Nguyễn Thị Ngọc

Personal information
- Nationality: Vietnam
- Born: January 6, 2002 (age 24)

Sport
- Sport: Track and field
- Event: 400 m

Achievements and titles
- Personal bests: 400m: 53.12 (Gumi, 2025) 400m hurdles: 59.09 (Phnom Penh, 2023)

Medal record
Representing Vietnam
Asian Games
| Bronze medal – third place | 2026 Aichi–Nagoya | 4x400m mixed |
Asian Athletics Championships
| Gold medal – first place | 2023 Bangkok | 4x400 m relay |
| Silver medal – second place | 2025 Gumi | 4x400m relay |
SEA Games
| Gold medal – first place | 2025 Thailand | 400m |
| Gold medal – first place | 2025 Thailand | 4x400m relay |
| Gold medal – first place | 2025 Thailand | 4x400m mixed |
| Gold medal – first place | 2023 Cambodia | 4x400m relay |
| Bronze medal – third place | 2023 Cambodia | 400m hurdles |

= Nguyễn Thị Ngọc =

Vietnamese sprinter

Nguyễn Thị Ngọc (born 6 January 2002) is a Vietnamese sprinter and hurdler. She won the 400 metres gold medal at the 2025 SEA Games. She has also won medals competing in the 400 metres hurdles and 4 × 400 metres relay, including relay gold at the 2023 Asian Athletics Championships.

==Career==
From Hà Tĩnh province, she competed for the Ha Tinh youth athletics training center and in 2021, was called up to the Vietnamese national athletics team.

She won the bronze
medal in the 400 metres hurdles at the 2023 SEA Games in Cambodia, finishing behind compatriot Nguyễn Thị Huyền. Both were then also part of the Vietnamese gold medal winning 4 × 400 metres relay team at the championships. At the 2023 Asian Athletics Championships, she was a member of the Vietnamese gold medal winning women's 4 × 400 metres relay team. At the delayed 2022 Asian Games held in Hangzhou, China, in 2023, she placed fourth with the Vietnamese women's 4 x 400 metres relay team.
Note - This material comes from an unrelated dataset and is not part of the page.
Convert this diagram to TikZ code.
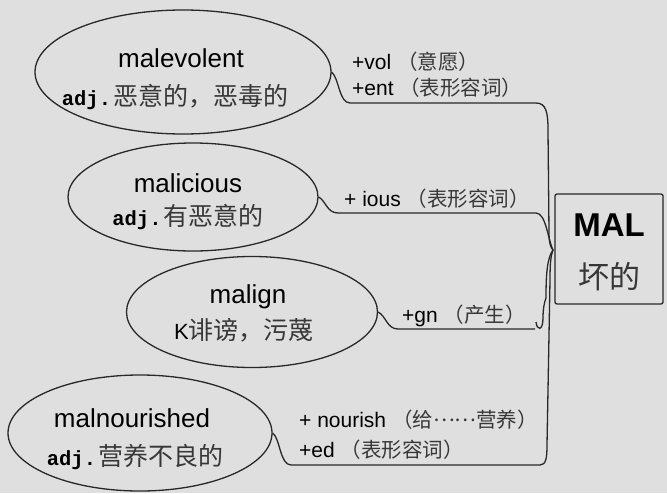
\documentclass[tikz,border=0pt]{standalone}
\usepackage{fontspec}
\setmainfont{Liberation Sans}
\newfontfamily\cjk{Noto Sans CJK SC}
\newfontfamily\monof{Liberation Mono}
\usetikzlibrary{shapes.geometric}
\definecolor{bgc}{RGB}{223,223,223}
\definecolor{ln}{RGB}{40,40,40}
\definecolor{cjkc}{RGB}{55,55,55}
\newcommand\zhx[1]{{\cjk\color{cjkc}#1}}
\newcommand\adjx{{\monof\bfseries adj.}}
\newcommand\lblcjk{\fontsize{20.5}{24}\selectfont}
\tikzset{
  oval/.style={draw=ln, line width=1.3pt, ellipse, inner sep=0pt},
  word/.style={font=\fontsize{26}{28}\selectfont, inner sep=0pt, text=black},
  meaning/.style={inner sep=0pt, font=\fontsize{24}{28}\selectfont},
  lbl/.style={anchor=west, inner sep=0pt, font=\fontsize{21}{24}\selectfont},
  conn/.style={draw=ln, line width=1.3pt},
}
\begin{document}
\begin{tikzpicture}[x=1pt,y=-1pt]
\fill[bgc] (0,0) rectangle (667,493);
\useasboundingbox (0,0) rectangle (667,493);

% ellipses
\node[oval, minimum width=296pt, minimum height=124pt] (e1) at (183,72) {};
\node[oval, minimum width=250pt, minimum height=108pt] (e2) at (193,197) {};
\node[oval, minimum width=251pt, minimum height=111pt] (e3) at (252,312) {};
\node[oval, minimum width=264pt, minimum height=116pt] (e4) at (140,433) {};

% ellipse texts
\node[word] (w1) at (181,58) {malevolent};
\node[meaning] (m1) at (175,97) {\fontsize{20.5}{24}\selectfont\adjx\kern2pt\fontsize{25}{28}\selectfont\zhx{恶意的，恶毒的}};
\node[word] (w2) at (188,183) {malicious};
\node[meaning] (m2) at (188,217) {\fontsize{20.5}{24}\selectfont\adjx\kern2pt\fontsize{25}{28}\selectfont\zhx{有恶意的}};
\node[word] (w3) at (248,297) {malign};
\node[meaning] (m3) at (244,330) {\fontsize{22}{24}\selectfont K\fontsize{25}{28}\selectfont\zhx{诽谤，污蔑}};
\node[word] (w4) at (132,418) {malnourished};
\node[meaning] (m4) at (135,457) {\fontsize{20.5}{24}\selectfont\adjx\kern2pt\fontsize{25}{28}\selectfont\zhx{营养不良的}};

% central box
\node[draw=ln, line width=1.3pt, rounded corners=2pt, minimum width=108pt, minimum height=110pt, inner sep=0pt] (box) at (609,249) {};
\node[inner sep=0pt, font=\fontsize{33}{36}\selectfont\bfseries] (mal) at (609,225) {MAL};
\node[inner sep=0pt, font=\fontsize{31}{34}\selectfont] (bad) at (609,277) {\zhx{坏的}};
\coordinate (j) at (553,250);

% labels
\node[lbl] (l1a) at (352,62) {+vol \lblcjk\zhx{（意愿）}};
\node[lbl] (l1b) at (352,88) {+ent \lblcjk\zhx{（表形容词）}};
\node[lbl] (l2) at (344,199) {+ ious \lblcjk\zhx{（表形容词）}};
\node[lbl] (l3) at (402,316) {+gn \lblcjk\zhx{（产生）}};
\node[lbl] (l4a) at (299,420) {+ nourish \lblcjk\zhx{（给\raisebox{0.32em}{……}营养）}};
\node[lbl] (l4b) at (299,450) {+ed \lblcjk\zhx{（表形容词）}};

% connectors
\draw[conn] (e1.east) .. controls (339,78) and (339,103) .. (350,103) -- (536,103)
  .. controls (546,103) and (548,112) .. (548,130) -- (549,232)
  .. controls (549,244) and (551,248) .. (j);
\draw[conn] (e2.east) .. controls (326,201) and (327,213) .. (338,213) -- (536,213)
  .. controls (546,213) and (548,240) .. (j);
\draw[conn] (e3.east) .. controls (386,316) and (387,329) .. (398,329) -- (535,329);
\draw[conn] (j) .. controls (547,258) and (546,275) .. (546,298)
  .. controls (544,303) and (543,310) .. (543,318)
  .. controls (543,331) and (537,331) .. (536,322);
\draw[conn] (e4.east) .. controls (280,438) and (280,465) .. (291,465) -- (540,465)
  .. controls (546,465) and (547,458) .. (547,445) -- (550,280)
  .. controls (550,262) and (551,255) .. (j);
\end{tikzpicture}
\end{document}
At the 2025 Asian Athletics Championships in Gumi, South Korea, she placed fifth overall in the individual 400 metres, running a personal best 53.12 seconds. She also won the silver medal with the women's 4 x 400 metres relay. In December 2025, she won the 400m gold medal at the 2025 SEA Games in Thailand, in a time of 52.74 seconds. This came despite suffering an injury earlier in the autumn which made her miss a month of training. After the race she gave thanks to Nguyen Thuan, the head coach of Hà Tĩnh athletics, and to Nguyen Thi Bac, the coach of the Vietnamese national athletics team. At the championships, she also won gold medals in both the women's 4 x 400 metres relay and the mixed 4 × 400 metres relay.